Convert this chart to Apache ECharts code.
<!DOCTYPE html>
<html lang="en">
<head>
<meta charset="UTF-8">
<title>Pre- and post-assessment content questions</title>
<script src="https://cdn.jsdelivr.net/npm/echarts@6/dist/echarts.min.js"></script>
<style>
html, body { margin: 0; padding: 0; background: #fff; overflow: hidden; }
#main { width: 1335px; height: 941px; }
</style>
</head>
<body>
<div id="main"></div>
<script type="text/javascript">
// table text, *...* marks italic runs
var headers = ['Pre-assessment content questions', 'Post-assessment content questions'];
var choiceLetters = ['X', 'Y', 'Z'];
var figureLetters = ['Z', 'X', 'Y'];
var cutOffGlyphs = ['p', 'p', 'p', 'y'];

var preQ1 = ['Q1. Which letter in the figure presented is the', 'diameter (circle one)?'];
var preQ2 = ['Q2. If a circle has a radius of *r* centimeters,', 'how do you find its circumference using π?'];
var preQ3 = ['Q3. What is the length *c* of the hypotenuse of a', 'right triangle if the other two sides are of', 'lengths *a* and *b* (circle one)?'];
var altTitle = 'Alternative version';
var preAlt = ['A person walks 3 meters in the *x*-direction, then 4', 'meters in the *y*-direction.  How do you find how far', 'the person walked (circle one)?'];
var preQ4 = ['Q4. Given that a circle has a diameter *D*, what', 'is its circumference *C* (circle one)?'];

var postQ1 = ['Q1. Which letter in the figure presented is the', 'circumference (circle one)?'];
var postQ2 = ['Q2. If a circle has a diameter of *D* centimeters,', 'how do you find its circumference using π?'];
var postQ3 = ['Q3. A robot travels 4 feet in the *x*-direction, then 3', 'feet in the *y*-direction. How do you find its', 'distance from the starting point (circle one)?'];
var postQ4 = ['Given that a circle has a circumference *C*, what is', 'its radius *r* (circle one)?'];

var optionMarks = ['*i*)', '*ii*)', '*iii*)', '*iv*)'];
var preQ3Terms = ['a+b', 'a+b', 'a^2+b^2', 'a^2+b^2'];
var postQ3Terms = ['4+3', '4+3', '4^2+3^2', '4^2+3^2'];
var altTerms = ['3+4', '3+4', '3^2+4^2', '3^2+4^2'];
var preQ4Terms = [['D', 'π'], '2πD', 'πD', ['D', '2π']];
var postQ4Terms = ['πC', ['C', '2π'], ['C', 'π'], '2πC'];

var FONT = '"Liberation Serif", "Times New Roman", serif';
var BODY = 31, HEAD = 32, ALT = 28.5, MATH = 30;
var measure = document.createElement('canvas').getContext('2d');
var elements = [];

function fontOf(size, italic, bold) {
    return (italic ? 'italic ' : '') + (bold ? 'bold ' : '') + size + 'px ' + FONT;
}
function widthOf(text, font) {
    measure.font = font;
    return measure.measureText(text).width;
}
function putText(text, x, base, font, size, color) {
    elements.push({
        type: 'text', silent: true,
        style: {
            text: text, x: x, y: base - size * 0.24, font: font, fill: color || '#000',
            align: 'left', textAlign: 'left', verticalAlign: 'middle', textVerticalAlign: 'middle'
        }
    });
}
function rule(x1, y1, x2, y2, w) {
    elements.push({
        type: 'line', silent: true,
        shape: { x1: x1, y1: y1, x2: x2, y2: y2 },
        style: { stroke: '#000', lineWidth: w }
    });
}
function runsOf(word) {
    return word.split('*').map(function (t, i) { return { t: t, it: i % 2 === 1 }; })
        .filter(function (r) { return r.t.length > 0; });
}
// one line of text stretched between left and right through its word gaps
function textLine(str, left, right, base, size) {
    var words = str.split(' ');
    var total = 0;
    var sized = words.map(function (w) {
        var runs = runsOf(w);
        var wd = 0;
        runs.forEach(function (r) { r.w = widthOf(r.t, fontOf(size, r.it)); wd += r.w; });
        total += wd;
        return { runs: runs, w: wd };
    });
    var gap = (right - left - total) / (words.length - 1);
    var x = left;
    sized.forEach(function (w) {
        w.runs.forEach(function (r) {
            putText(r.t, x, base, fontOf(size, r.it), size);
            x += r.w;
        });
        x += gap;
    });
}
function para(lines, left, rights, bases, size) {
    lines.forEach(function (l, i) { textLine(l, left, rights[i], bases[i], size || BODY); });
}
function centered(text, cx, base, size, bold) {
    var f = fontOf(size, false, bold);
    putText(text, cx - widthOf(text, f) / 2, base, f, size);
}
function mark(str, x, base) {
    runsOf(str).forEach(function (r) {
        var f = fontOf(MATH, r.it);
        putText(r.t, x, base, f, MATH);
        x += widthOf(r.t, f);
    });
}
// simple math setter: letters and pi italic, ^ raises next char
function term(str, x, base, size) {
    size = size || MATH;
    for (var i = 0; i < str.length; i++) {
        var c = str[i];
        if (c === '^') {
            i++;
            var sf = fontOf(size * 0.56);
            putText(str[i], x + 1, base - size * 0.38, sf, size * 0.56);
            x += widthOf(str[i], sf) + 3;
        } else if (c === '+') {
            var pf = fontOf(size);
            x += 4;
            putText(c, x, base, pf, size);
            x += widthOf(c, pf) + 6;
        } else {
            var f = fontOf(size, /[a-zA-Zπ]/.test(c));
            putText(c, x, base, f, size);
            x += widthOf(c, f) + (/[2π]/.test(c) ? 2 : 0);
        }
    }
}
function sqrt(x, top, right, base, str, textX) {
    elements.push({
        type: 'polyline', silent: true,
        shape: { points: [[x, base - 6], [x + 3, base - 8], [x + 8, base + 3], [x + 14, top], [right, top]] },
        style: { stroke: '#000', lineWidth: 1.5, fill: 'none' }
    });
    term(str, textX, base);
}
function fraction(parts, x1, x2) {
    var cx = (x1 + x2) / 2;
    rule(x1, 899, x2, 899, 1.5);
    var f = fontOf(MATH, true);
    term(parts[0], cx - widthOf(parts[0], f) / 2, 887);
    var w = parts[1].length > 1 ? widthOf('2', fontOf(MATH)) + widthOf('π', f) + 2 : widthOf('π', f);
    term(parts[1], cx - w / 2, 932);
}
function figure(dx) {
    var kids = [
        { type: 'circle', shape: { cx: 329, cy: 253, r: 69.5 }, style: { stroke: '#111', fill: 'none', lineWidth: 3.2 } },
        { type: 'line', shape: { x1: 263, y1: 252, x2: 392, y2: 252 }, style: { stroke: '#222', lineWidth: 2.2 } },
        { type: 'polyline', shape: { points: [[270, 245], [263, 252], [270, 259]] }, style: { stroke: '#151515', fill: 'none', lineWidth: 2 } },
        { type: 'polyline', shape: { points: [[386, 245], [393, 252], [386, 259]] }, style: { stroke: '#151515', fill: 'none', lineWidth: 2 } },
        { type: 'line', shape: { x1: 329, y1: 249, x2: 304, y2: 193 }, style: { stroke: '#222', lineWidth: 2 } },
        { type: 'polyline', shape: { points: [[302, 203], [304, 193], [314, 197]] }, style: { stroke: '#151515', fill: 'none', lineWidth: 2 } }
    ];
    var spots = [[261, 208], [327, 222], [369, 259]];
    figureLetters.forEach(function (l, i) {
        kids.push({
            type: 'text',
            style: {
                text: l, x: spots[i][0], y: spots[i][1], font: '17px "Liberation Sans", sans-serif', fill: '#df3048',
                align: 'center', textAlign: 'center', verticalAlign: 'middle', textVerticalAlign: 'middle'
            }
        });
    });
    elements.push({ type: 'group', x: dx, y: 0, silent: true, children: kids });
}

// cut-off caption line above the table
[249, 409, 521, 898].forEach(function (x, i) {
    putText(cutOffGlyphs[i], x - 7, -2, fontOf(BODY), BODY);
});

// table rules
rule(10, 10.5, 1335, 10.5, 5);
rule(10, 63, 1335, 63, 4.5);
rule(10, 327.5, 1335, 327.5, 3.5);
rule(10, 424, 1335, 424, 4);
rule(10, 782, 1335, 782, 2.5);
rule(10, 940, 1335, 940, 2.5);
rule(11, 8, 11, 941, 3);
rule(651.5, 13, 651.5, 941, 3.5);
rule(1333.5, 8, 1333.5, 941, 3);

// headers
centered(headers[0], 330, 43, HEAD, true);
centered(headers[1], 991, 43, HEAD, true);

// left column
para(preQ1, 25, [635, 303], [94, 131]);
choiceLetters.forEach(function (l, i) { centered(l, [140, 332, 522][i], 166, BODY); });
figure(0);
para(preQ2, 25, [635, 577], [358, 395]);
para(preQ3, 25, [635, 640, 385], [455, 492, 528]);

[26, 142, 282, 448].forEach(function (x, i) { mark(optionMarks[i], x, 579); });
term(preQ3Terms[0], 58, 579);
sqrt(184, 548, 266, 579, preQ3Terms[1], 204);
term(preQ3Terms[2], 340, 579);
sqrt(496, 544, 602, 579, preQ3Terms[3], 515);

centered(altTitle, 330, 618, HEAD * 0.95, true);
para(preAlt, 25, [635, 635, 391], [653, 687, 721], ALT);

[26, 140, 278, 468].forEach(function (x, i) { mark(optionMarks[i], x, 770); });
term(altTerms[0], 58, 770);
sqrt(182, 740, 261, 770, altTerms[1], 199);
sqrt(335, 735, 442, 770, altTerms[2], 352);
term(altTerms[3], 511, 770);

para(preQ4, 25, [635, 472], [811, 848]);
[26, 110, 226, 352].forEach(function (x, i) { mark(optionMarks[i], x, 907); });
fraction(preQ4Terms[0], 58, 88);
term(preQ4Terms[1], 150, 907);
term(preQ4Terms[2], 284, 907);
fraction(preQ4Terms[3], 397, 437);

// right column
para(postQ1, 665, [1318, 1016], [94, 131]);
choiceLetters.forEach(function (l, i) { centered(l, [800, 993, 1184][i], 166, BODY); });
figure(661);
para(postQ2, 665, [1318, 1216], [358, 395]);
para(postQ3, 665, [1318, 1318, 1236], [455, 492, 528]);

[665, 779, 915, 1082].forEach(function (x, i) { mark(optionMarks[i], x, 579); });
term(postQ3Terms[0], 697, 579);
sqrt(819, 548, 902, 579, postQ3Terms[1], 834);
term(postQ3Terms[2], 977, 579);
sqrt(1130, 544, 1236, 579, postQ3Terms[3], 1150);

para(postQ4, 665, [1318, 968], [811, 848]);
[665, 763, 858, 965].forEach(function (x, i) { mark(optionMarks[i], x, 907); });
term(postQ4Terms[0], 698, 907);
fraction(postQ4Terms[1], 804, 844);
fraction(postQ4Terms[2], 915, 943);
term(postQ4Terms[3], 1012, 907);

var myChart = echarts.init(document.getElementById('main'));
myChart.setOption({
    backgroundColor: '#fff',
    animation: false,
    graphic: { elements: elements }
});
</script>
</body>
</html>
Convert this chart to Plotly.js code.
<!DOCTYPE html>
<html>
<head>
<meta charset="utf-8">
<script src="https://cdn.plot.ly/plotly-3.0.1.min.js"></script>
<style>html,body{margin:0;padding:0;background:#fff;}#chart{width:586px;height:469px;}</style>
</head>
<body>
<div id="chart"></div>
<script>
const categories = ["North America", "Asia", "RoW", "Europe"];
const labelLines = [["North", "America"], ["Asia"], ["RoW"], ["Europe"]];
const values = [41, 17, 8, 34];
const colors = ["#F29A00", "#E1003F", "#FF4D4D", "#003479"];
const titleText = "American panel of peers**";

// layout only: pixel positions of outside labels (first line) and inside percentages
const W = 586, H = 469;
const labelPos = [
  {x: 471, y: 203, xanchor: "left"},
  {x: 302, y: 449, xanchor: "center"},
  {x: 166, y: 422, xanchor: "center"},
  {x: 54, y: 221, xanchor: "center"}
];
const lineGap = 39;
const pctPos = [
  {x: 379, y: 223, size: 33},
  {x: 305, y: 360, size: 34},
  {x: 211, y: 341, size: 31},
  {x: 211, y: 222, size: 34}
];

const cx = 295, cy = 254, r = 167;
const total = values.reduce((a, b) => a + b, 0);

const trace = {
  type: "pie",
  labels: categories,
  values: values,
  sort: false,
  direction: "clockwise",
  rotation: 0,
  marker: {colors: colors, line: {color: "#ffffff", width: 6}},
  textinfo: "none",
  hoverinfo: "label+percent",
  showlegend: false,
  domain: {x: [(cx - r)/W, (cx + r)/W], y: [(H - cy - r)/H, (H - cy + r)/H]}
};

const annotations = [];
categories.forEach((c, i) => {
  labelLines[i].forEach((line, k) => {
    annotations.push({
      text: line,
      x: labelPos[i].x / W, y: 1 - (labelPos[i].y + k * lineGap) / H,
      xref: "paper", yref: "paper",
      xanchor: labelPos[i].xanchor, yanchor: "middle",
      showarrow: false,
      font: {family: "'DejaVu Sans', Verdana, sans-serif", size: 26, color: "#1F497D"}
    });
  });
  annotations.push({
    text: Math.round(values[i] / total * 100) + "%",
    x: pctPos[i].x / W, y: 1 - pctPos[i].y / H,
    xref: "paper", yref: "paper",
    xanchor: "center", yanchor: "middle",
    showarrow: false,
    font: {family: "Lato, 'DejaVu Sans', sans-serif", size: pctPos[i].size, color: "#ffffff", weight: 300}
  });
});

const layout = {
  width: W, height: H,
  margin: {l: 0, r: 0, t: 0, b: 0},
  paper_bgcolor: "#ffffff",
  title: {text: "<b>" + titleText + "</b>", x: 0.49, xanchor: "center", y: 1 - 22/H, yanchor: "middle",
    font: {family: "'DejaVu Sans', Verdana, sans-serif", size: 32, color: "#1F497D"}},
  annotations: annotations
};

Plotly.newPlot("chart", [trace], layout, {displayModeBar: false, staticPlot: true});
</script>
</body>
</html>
********
▶ Exercise brief: From the data above, count the lines where "this" occurs and give that figure and nothing else.

▶ Written solution: 2